In the lines below, output everything from the first line through the line containing "var yTicks = [0.0, 0.5, 1.0, 1.5, 2.0];" exactly as it is. Pictures are not part of the output.
****************************************
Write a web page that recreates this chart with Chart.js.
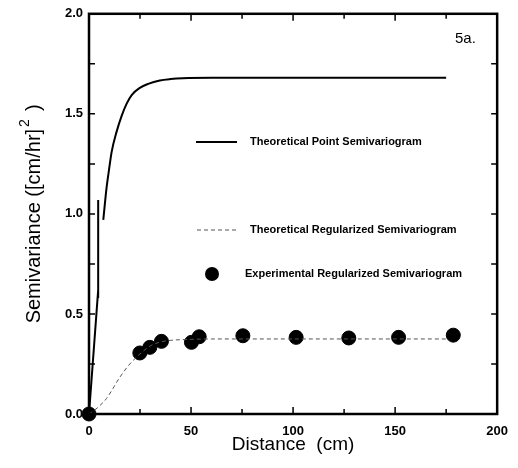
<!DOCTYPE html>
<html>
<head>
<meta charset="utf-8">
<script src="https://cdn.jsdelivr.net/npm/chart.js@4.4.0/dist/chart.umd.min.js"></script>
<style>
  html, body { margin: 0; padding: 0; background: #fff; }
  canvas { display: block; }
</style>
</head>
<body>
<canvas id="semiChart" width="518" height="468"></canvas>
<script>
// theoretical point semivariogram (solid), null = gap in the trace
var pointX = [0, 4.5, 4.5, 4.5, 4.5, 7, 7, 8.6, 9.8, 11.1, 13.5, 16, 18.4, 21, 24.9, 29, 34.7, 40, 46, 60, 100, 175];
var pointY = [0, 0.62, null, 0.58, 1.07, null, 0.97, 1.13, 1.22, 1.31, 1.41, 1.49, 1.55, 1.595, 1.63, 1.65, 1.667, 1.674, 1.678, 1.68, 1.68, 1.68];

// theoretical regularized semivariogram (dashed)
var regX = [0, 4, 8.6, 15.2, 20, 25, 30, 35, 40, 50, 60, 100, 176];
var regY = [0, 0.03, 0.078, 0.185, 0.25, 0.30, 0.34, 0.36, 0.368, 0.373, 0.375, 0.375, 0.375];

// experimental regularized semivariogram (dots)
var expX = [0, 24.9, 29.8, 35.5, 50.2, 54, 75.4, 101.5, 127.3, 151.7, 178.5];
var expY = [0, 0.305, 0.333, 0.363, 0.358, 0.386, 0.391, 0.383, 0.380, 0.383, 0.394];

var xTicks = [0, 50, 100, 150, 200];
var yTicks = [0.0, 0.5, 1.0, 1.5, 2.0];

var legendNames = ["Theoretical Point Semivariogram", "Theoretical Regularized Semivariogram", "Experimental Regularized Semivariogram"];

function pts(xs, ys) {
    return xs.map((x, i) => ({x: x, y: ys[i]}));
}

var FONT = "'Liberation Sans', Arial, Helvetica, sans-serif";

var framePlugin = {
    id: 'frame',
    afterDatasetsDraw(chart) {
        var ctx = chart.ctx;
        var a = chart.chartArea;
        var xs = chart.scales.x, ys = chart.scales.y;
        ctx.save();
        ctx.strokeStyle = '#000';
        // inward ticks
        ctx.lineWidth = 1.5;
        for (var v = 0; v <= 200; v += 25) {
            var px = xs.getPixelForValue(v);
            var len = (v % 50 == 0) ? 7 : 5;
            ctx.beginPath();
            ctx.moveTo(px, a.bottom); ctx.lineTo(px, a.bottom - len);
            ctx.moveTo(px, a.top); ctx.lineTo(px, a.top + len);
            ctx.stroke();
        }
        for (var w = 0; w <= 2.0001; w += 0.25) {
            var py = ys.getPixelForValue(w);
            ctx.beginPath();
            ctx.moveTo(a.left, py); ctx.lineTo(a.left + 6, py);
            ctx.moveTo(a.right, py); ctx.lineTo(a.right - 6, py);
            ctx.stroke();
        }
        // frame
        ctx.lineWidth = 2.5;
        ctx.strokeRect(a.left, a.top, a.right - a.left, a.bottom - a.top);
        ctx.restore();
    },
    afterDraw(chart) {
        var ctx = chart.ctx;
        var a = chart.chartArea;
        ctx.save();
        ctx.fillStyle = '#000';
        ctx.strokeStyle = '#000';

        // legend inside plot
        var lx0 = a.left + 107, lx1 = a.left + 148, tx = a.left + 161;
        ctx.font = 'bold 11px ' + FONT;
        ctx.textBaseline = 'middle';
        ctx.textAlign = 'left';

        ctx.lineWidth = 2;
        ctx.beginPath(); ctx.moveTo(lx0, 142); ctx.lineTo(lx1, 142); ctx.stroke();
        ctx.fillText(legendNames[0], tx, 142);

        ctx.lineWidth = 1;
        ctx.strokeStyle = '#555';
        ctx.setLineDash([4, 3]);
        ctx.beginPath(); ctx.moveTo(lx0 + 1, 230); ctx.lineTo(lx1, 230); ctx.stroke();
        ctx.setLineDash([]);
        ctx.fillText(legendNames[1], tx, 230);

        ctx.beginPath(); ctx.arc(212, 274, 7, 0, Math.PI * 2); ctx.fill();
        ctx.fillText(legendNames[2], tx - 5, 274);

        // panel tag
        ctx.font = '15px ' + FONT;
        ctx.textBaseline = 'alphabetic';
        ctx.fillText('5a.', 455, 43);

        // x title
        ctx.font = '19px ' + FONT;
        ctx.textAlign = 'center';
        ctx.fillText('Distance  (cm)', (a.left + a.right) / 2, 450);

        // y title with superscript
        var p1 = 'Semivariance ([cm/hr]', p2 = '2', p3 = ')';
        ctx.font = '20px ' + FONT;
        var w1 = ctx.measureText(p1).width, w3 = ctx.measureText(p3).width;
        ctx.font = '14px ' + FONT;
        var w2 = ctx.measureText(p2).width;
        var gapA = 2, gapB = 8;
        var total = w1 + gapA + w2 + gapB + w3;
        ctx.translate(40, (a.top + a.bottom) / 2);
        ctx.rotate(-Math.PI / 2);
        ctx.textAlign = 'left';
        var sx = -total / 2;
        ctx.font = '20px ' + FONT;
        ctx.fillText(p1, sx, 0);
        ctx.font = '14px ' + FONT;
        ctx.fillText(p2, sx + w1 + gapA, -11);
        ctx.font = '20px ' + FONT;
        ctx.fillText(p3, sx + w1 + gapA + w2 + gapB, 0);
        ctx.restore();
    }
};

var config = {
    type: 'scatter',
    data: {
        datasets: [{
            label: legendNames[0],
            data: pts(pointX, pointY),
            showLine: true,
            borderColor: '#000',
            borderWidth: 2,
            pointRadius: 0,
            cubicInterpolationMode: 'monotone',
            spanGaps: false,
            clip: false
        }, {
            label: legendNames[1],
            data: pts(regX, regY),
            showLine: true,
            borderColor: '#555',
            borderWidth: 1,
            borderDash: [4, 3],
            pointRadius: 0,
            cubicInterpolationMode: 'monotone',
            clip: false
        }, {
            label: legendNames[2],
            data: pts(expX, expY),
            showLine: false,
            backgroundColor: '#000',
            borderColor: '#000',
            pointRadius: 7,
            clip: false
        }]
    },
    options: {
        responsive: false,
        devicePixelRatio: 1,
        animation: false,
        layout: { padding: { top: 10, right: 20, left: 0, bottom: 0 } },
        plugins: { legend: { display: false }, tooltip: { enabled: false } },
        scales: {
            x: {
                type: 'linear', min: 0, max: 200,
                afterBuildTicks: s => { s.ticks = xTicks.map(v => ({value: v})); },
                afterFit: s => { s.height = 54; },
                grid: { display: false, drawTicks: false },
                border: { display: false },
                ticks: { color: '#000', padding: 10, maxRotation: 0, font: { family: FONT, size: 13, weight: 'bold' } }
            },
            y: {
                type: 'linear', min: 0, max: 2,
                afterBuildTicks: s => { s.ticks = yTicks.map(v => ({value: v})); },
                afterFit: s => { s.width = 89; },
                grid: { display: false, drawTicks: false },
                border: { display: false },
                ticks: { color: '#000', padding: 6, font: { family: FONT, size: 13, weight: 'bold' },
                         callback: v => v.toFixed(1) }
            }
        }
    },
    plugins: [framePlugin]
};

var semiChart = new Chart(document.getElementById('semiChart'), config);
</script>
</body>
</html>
****************************************
Exercise solution:
Write a web page that recreates this chart with Chart.js.
<!DOCTYPE html>
<html>
<head>
<meta charset="utf-8">
<script src="https://cdn.jsdelivr.net/npm/chart.js@4.4.0/dist/chart.umd.min.js"></script>
<style>
  html, body { margin: 0; padding: 0; background: #fff; }
  canvas { display: block; }
</style>
</head>
<body>
<canvas id="semiChart" width="518" height="468"></canvas>
<script>
// theoretical point semivariogram (solid), null = gap in the trace
var pointX = [0, 4.5, 4.5, 4.5, 4.5, 7, 7, 8.6, 9.8, 11.1, 13.5, 16, 18.4, 21, 24.9, 29, 34.7, 40, 46, 60, 100, 175];
var pointY = [0, 0.62, null, 0.58, 1.07, null, 0.97, 1.13, 1.22, 1.31, 1.41, 1.49, 1.55, 1.595, 1.63, 1.65, 1.667, 1.674, 1.678, 1.68, 1.68, 1.68];

// theoretical regularized semivariogram (dashed)
var regX = [0, 4, 8.6, 15.2, 20, 25, 30, 35, 40, 50, 60, 100, 176];
var regY = [0, 0.03, 0.078, 0.185, 0.25, 0.30, 0.34, 0.36, 0.368, 0.373, 0.375, 0.375, 0.375];

// experimental regularized semivariogram (dots)
var expX = [0, 24.9, 29.8, 35.5, 50.2, 54, 75.4, 101.5, 127.3, 151.7, 178.5];
var expY = [0, 0.305, 0.333, 0.363, 0.358, 0.386, 0.391, 0.383, 0.380, 0.383, 0.394];

var xTicks = [0, 50, 100, 150, 200];
var yTicks = [0.0, 0.5, 1.0, 1.5, 2.0];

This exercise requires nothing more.